Blog Post 11: The Song That Doesn’t End

I think that Podcast 11 may have been my favorite one this semester. In this podcast, Dr.Bezio discussed the relationship between music and human emotion. What really stood out to me was the way that music acts as a form of protest. From jazz that was played at speakeasies to Rihanna telling the DJ not to stop the music (there’s other good examples, but I just really enjoyed that one), music is a way for individuals to voice how they really feel about the topic at hand. Since music can be extremely catchy and easy to understand, it also makes it one of the most widely used forms of pop culture. Everyone listens to music, and has been since the dawn of time.

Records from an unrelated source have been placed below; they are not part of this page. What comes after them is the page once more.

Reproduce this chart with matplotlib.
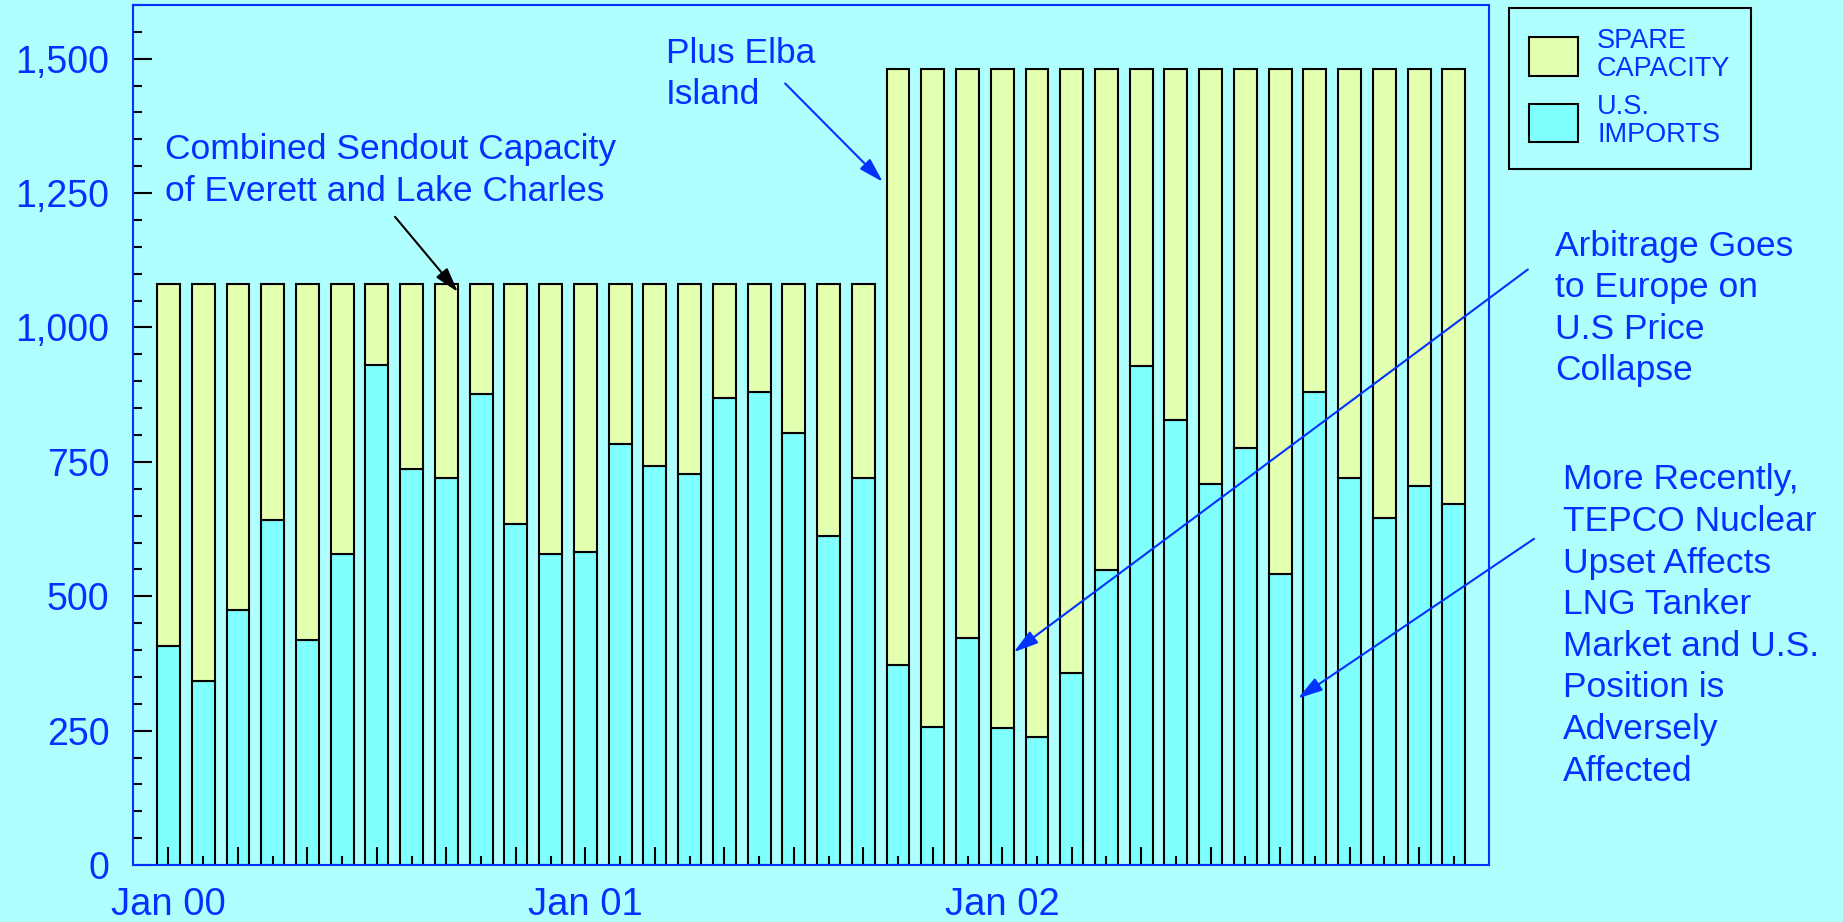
import numpy as np
import matplotlib.pyplot as plt

plt.rcParams['font.family'] = ['Liberation Sans', 'DejaVu Sans']

BG = '#AFFFFF'
IMPORT_COLOR = '#80FFFF'
SPARE_COLOR = '#E3FFB0'
BLUE = '#0033FF'

# monthly sendout capacity and LNG imports, Jan 00 .. Feb 03 (MMcf/d)
capacity = np.array([1080, 1080, 1080, 1080, 1080, 1080, 1080, 1080, 1080, 1080, 1080, 1080,
                     1080, 1080, 1080, 1080, 1080, 1080, 1080, 1080, 1080,
                     1480, 1480, 1480, 1480, 1480, 1480, 1480, 1480, 1480, 1480, 1480, 1480,
                     1480, 1480, 1480, 1480, 1480])
imports = np.array([407, 343, 475, 642, 418, 579, 930, 736, 720, 877, 634, 579,
                    582, 783, 742, 728, 869, 880, 803, 613, 720,
                    373, 257, 422, 254, 239, 358, 548, 929, 828, 708, 775, 541,
                    880, 720, 645, 705, 672])
year_labels = {0: 'Jan 00', 12: 'Jan 01', 24: 'Jan 02'}

spare = capacity - imports
x = np.arange(len(imports))

fig = plt.figure(figsize=(18.43, 9.22), dpi=100, facecolor=BG)
ax = fig.add_axes([0.0722, 0.0618, 0.7357, 0.9328])
ax.set_facecolor(BG)

b_imp = ax.bar(x, imports, width=0.66, color=IMPORT_COLOR, edgecolor='black', linewidth=1.5)
b_spare = ax.bar(x, spare, bottom=imports, width=0.66, color=SPARE_COLOR,
                 edgecolor='black', linewidth=1.5)

ax.set_xlim(-1.02, 38.01)
ax.set_ylim(0, 1600)

for s in ax.spines.values():
    s.set_color(BLUE)
    s.set_linewidth(1.5)

# x ticks: one per month, alternating long / short
major_x = x[::2]
ax.set_xticks(major_x)
ax.set_xticklabels([year_labels.get(i, '') for i in major_x])
ax.set_xticks(x[1::2], minor=True)
ax.tick_params(axis='x', which='major', direction='in', length=13, width=1.5,
               color='black', pad=16, labelsize=27.5, labelcolor=BLUE)
ax.tick_params(axis='x', which='minor', direction='in', length=6.5, width=1.5, color='black')

yt = np.arange(0, 1501, 250)
ax.set_yticks(yt)
ax.set_yticklabels(['{:,}'.format(v) for v in yt])
ax.set_yticks(np.arange(0, 1601, 50), minor=True)
ax.tick_params(axis='y', which='major', direction='in', length=13.7, width=1.5,
               color='black', pad=17, labelsize=27, labelcolor=BLUE)
ax.tick_params(axis='y', which='minor', direction='in', length=6.5, width=1.5, color='black')

leg = ax.legend(handles=[b_spare, b_imp], labels=['SPARE\nCAPACITY', 'U.S.\nIMPORTS'],
                loc='upper left', bbox_to_anchor=(1509 / 1843, 1 - 8 / 922),
                bbox_transform=fig.transFigure, fancybox=False, edgecolor='black',
                facecolor=BG, framealpha=1, fontsize=19.5, handlelength=1.8,
                handleheight=1.8, handletextpad=0.7, borderpad=0.75, labelspacing=0.45,
                borderaxespad=0)
leg.get_frame().set_linewidth(1.5)
for t in leg.get_texts():
    t.set_color(BLUE)
    t.set_linespacing(1.1)

note_kw = dict(fontsize=25.5, color=BLUE, va='top', ha='left', linespacing=1.33)
ax.text(-0.10, 1361, 'Combined Sendout Capacity\nof Everett and Lake Charles', **note_kw)
ax.text(14.32, 1541, 'Plus Elba\nIsland', **note_kw)
ax.text(39.91, 1182, 'Arbitrage Goes\nto Europe on\nU.S Price\nCollapse', **note_kw)
ax.text(40.14, 747, 'More Recently,\nTEPCO Nuclear\nUpset Affects\nLNG Tanker\n'
        'Market and U.S.\nPosition is\nAdversely\nAffected', **note_kw)

arrow = '-|>,head_length=0.75,head_width=0.22'
ax.annotate('', xy=(8.33, 1066), xytext=(6.52, 1206),
            arrowprops=dict(arrowstyle=arrow, color='black', lw=1.5,
                            shrinkA=0, shrinkB=0, mutation_scale=20))
for tip, tail in [((20.56, 1271), (17.75, 1454)),
                  ((24.33, 396), (39.13, 1108)),
                  ((32.51, 310), (39.31, 607))]:
    ax.annotate('', xy=tip, xytext=tail,
                arrowprops=dict(arrowstyle=arrow, color=BLUE, lw=1.5,
                                shrinkA=0, shrinkB=0, mutation_scale=20))

fig.savefig('out.png', dpi=100, facecolor=BG)
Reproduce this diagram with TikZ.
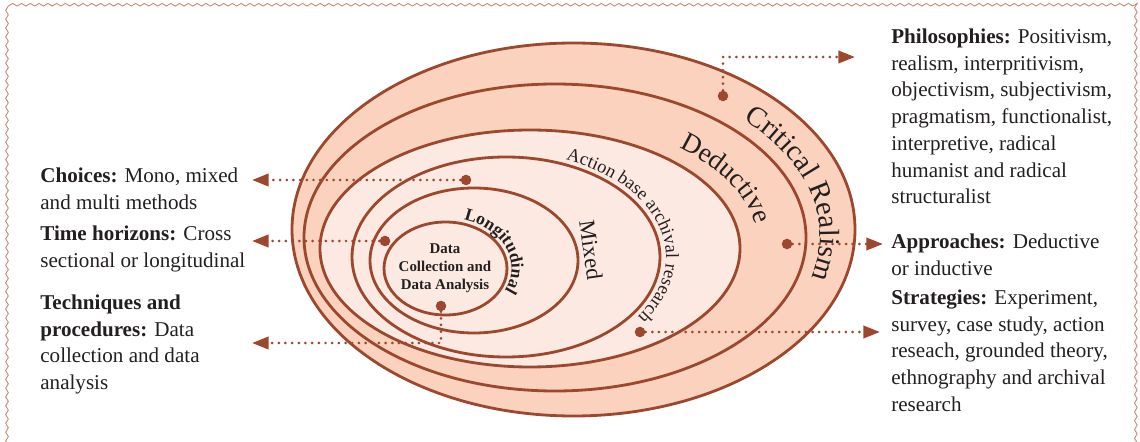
\documentclass[tikz,border=0pt]{standalone}
\usepackage{fontspec}
\setmainfont{Liberation Serif}
\usetikzlibrary{arrows.meta,decorations.text,decorations.pathmorphing}

\definecolor{rust}{RGB}{156,72,46}
\definecolor{peach}{RGB}{251,210,190}
\definecolor{blush}{RGB}{252,234,226}
\definecolor{framecol}{RGB}{200,135,115}
\definecolor{ink}{RGB}{35,31,32}

\tikzset{
  ring/.style={draw=rust, line width=1.6pt},
  spot/.style={circle, fill=rust, inner sep=0pt, minimum size=6pt},
  link/.style={rust, line width=1.7pt, line cap=round, dash pattern=on 0pt off 3.8pt,
    -{Triangle[length=9.5pt,width=7pt]}},
  info/.style={anchor=north west, align=left, inner sep=0pt, text=ink,
    font=\fontsize{12}{15.2}\selectfont},
}

\begin{document}
\begin{tikzpicture}[x=0.02cm, y=-0.02cm]
  \useasboundingbox (0,0) rectangle (1140,442);
  % wavy frame
  \draw[framecol, line width=0.5pt, decorate,
    decoration={snake, amplitude=0.75pt, segment length=5pt}]
    (7,470) -- (7,10) -- (1138,10) -- (1138,470);

  % the onion
  \foreach \cx/\cy/\rx/\ry/\tone in {573.5/229.5/281.5/186.5/peach,
      555/237.5/251/153.5/peach, 530/248.5/210/118.5/blush,
      506/257/154/100/blush, 474/260.5/104/72.5/blush,
      445.5/268.5/61.5/46.5/blush}
  {   \draw[ring, fill=\tone] (\cx,\cy) ellipse [x radius=\rx, y radius=\ry];
  }

  % layer names
  \path[decorate, decoration={text along path, text color=ink,
      text={|\fontsize{16.5}{18}\selectfont|Critical Realism}}]
    ([shift={(-45:262 and 165)}]558,236) arc [start angle=-45, end angle=40, x radius=262, y radius=165];
  \path[decorate, decoration={text along path, text color=ink,
      text={|\fontsize{15.5}{18}\selectfont|Deductive}}]
    ([shift={(-50:224 and 128)}]535,246) arc [start angle=-50, end angle=30, x radius=224, y radius=128];
  \path[decorate, decoration={text along path, text color=ink,
      text={|\fontsize{10.5}{12}\selectfont|Action base archival research}}]
    ([shift={(-68:160 and 105)}]506,257) arc [start angle=-68, end angle=75, x radius=160, y radius=105];
  \path[decorate, decoration={text along path, text color=ink,
      text={|\fontsize{10}{12}\selectfont\bfseries|Longitudinal}}]
    ([shift={(-74:66 and 51)}]445.5,268.5) arc [start angle=-74, end angle=40, x radius=66, y radius=51];
  \node[rotate=-82, text=ink, font=\fontsize{13}{15}\selectfont] (mixed) at (591,250) {Mixed};
  \node[align=center, text=ink, font=\fontsize{8.5}{10.2}\selectfont\bfseries] (core) at (445,268)
    {Data\\Collection and\\Data Analysis};

  % dots
  \node[spot] (dphil) at (723,96) {};
  \node[spot] (dappr) at (787,244) {};
  \node[spot] (dstrat) at (640,332) {};
  \node[spot] (dchoice) at (466,180) {};
  \node[spot] (dtime) at (385,241) {};
  \node[spot] (dtech) at (441,306) {};

  \coordinate (tphil) at (855,57);
  \coordinate (tappr) at (883,244);
  \coordinate (tstrat) at (880,332);
  \coordinate (tchoice) at (252,180);
  \coordinate (ttime) at (252,241);
  \coordinate (ttech) at (252,343);

  \draw[link] (dphil) |- (tphil);
  \draw[link] (dappr) -- (tappr);
  \draw[link] (dstrat) -- (tstrat);
  \draw[link] (dchoice) -- (tchoice);
  \draw[link] (dtime) -- (ttime);
  \draw[link] (dtech) |- (ttech);

  % side texts
  \node[info] (phil) at (891,28.5) {\textbf{Philosophies:} Positivism,\\realism, interpritivism,\\objectivism, subjectivism,\\pragmatism, functionalist,\\interpretive, radical\\humanist and radical\\structuralist};
  \node[info] (appr) at (891,233.5) {\textbf{Approaches:} Deductive\\or inductive};
  \node[info] (strat) at (891,289.5) {\textbf{Strategies:} Experiment,\\survey, case study, action\\reseach, grounded theory,\\ethnography and archival\\research};
  \node[info] (choice) at (40,167.5) {\textbf{Choices:} Mono, mixed\\and multi methods};
  \node[info] (time) at (40,225.5) {\textbf{Time horizons:} Cross\\sectional or longitudinal};
  \node[info] (tech) at (40,294.5) {\textbf{Techniques and}\\\textbf{procedures:} Data\\collection and data\\analysis};
\end{tikzpicture}
\end{document}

This podcast, along with the music we listened to and the readings, reminded me of one of my first-year seminars from freshman year. I took a class about Black vernacular (and its revisions, but I won’t go into all that) with Dr.Bert Ashe (a great professor if you haven’t met him). That entire year, we analyzed how numerous forms of communication through different mediums. Music is very obvious in the way it tells a story, but communication like this can happen in other natural spaces. One of my favorite examples of his was a description of the Black church. At Black churches, you obviously have the preacher and the choir and everyone else in the sanctuary. However, if you pay attention long enough, the hymns aren’t the only thing that have rhythm. The way the audience responds to the pastor, in “hmms” and “alright nows,” there is a rhythm present. The way the preacher may be speaking often sounds like it’s on a rhythm. All of it put together becomes a sound that is telling its own story that is the Black church. Music, and all the components that make it up, have a way of communicating what words sometimes cannot, even if it is in the simple, rhythmic call-and-response pattern of a preacher and his audience.

One thought on “Blog Post 11: The Song That Doesn’t End

  1. Kate Lavan

    This podcast was also one of my favorites. Music is an extremely effective form of protest and it is super interesting to see how that fact remains constant in different decades, and how music styles may change but core messages stay the same and carry the same significance through generations.